### Data block
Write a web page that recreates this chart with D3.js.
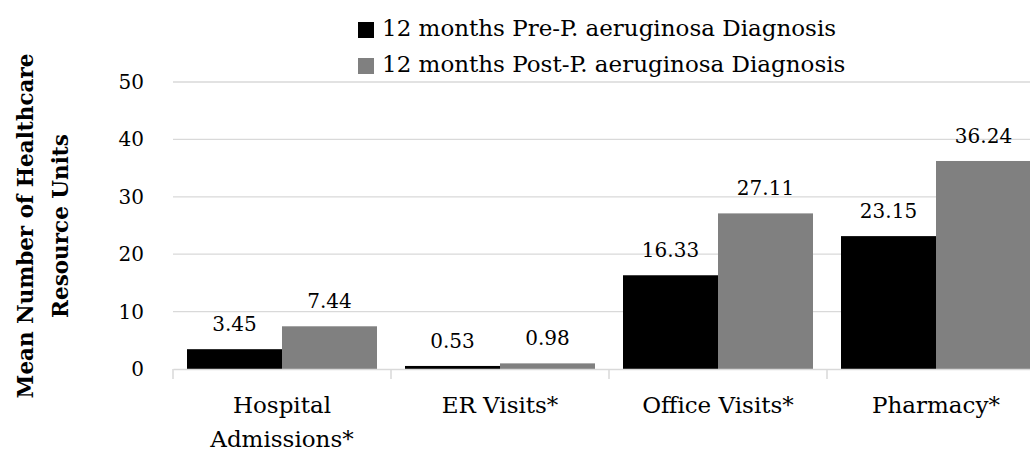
<!DOCTYPE html>
<html>
<head>
<meta charset="utf-8">
<script src="https://cdn.jsdelivr.net/npm/d3@7"></script>
<style>
  body { margin: 0; background: #fff; }
  svg text { font-family: "DejaVu Serif", serif; fill: #000; }
</style>
</head>
<body>
<div id="chart"></div>
<script>
var categories = [["Hospital", "Admissions*"], ["ER Visits*"], ["Office Visits*"], ["Pharmacy*"]];
var seriesNames = ["12 months Pre-P. aeruginosa Diagnosis", "12 months Post-P. aeruginosa Diagnosis"];
var preValues = [3.45, 0.53, 16.33, 23.15];
var postValues = [7.44, 0.98, 27.11, 36.24];
var yTicks = [0, 10, 20, 30, 40, 50];
var colors = ["#000000", "#808080"];

function start(){
    var width = 1030, height = 455;
    var margin = {top: 82, right: -15, bottom: 86, left: 173};
    var numSize = "20px";
    var textSize = "23px";

    var svg = d3.select("#chart").append("svg")
                .attr("width", width)
                .attr("height", height);

    var rows = categories.map(function(c, i){
        return {key: i, label: c, values: [preValues[i], postValues[i]]};
    });

    var x = d3.scaleBand()
              .domain(rows.map(d => d.key))
              .range([margin.left, width - margin.right])
              .paddingInner(0)
              .paddingOuter(0);

    var inner = d3.scaleBand()
                  .domain([0, 1])
                  .range([14, x.bandwidth() - 14]);

    var y = d3.scaleLinear()
              .domain([0, 50])
              .range([height - margin.bottom, margin.top]);

    // gridlines
    svg.append("g")
       .selectAll("line")
       .data(yTicks.filter(t => t > 0))
       .enter().append("line")
       .attr("x1", margin.left)
       .attr("x2", width)
       .attr("y1", d => y(d))
       .attr("y2", d => y(d))
       .attr("stroke", "#d9d9d9")
       .attr("stroke-width", 1.3);

    // y tick labels
    svg.append("g")
       .selectAll("text")
       .data(yTicks)
       .enter().append("text")
       .attr("x", 144)
       .attr("y", d => y(d) + 7)
       .attr("text-anchor", "end")
       .style("font-size", numSize)
       .text(d => d);

    // bars
    var groups = svg.append("g")
       .selectAll("g")
       .data(rows)
       .enter().append("g")
       .attr("transform", d => "translate(" + x(d.key) + ",0)");

    groups.selectAll("rect")
       .data(d => d.values.map((v, j) => ({j: j, v: v})))
       .enter().append("rect")
       .attr("x", d => inner(d.j))
       .attr("y", d => y(d.v))
       .attr("width", inner.bandwidth())
       .attr("height", d => y(0) - y(d.v))
       .attr("fill", d => colors[d.j]);

    groups.selectAll("text.val")
       .data(d => d.values.map((v, j) => ({j: j, v: v})))
       .enter().append("text")
       .attr("class", "val")
       .attr("x", d => inner(d.j) + inner.bandwidth() / 2)
       .attr("y", d => y(d.v) - 18)
       .attr("text-anchor", "middle")
       .style("font-size", numSize)
       .text(d => d.v.toFixed(2));

    // x axis
    var xAxis = svg.append("g")
       .attr("transform", "translate(0," + y(0) + ")")
       .call(d3.axisBottom(x).tickSize(0).tickFormat(""));
    xAxis.select(".domain").attr("stroke", "#d9d9d9").attr("stroke-width", 1.5);

    svg.append("g")
       .selectAll("line")
       .data(rows.map(d => x(d.key)))
       .enter().append("line")
       .attr("x1", d => d).attr("x2", d => d)
       .attr("y1", y(0)).attr("y2", y(0) + 10)
       .attr("stroke", "#d9d9d9")
       .attr("stroke-width", 1.5);

    groups.append("text")
       .attr("x", x.bandwidth() / 2)
       .attr("y", 413)
       .attr("text-anchor", "middle")
       .style("font-size", textSize)
       .selectAll("tspan")
       .data(d => d.label)
       .enter().append("tspan")
       .attr("x", x.bandwidth() / 2)
       .attr("dy", (d, i) => i == 0 ? 0 : 34)
       .text(d => d);

    // y axis title
    svg.append("text")
       .attr("transform", "translate(33,226) rotate(-90)")
       .attr("text-anchor", "middle")
       .style("font-size", "21.5px")
       .style("font-weight", "bold")
       .selectAll("tspan")
       .data(["Mean Number of Healthcare", "Resource Units"])
       .enter().append("tspan")
       .attr("x", 0)
       .attr("dy", (d, i) => i == 0 ? 0 : 35)
       .text(d => d);

    // legend
    var legend = svg.append("g")
       .selectAll("g")
       .data(seriesNames)
       .enter().append("g")
       .attr("transform", (d, i) => "translate(358," + (22 + i * 36) + ")");
    legend.append("rect")
       .attr("width", 16).attr("height", 16)
       .attr("fill", (d, i) => colors[i]);
    legend.append("text")
       .attr("x", 24)
       .attr("y", 14)
       .style("font-size", textSize)
       .text(d => d);
}

start();
</script>
</body>
</html>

### The task
Pictures are excluded; extract exactly the lines from the start of the data through the line that holds "- margin.bottom, margin.top]);", both ends included.

### Result for this exercise
Write a web page that recreates this chart with D3.js.
<!DOCTYPE html>
<html>
<head>
<meta charset="utf-8">
<script src="https://cdn.jsdelivr.net/npm/d3@7"></script>
<style>
  body { margin: 0; background: #fff; }
  svg text { font-family: "DejaVu Serif", serif; fill: #000; }
</style>
</head>
<body>
<div id="chart"></div>
<script>
var categories = [["Hospital", "Admissions*"], ["ER Visits*"], ["Office Visits*"], ["Pharmacy*"]];
var seriesNames = ["12 months Pre-P. aeruginosa Diagnosis", "12 months Post-P. aeruginosa Diagnosis"];
var preValues = [3.45, 0.53, 16.33, 23.15];
var postValues = [7.44, 0.98, 27.11, 36.24];
var yTicks = [0, 10, 20, 30, 40, 50];
var colors = ["#000000", "#808080"];

function start(){
    var width = 1030, height = 455;
    var margin = {top: 82, right: -15, bottom: 86, left: 173};
    var numSize = "20px";
    var textSize = "23px";

    var svg = d3.select("#chart").append("svg")
                .attr("width", width)
                .attr("height", height);

    var rows = categories.map(function(c, i){
        return {key: i, label: c, values: [preValues[i], postValues[i]]};
    });

    var x = d3.scaleBand()
              .domain(rows.map(d => d.key))
              .range([margin.left, width - margin.right])
              .paddingInner(0)
              .paddingOuter(0);

    var inner = d3.scaleBand()
                  .domain([0, 1])
                  .range([14, x.bandwidth() - 14]);

    var y = d3.scaleLinear()
              .domain([0, 50])
              .range([height - margin.bottom, margin.top]);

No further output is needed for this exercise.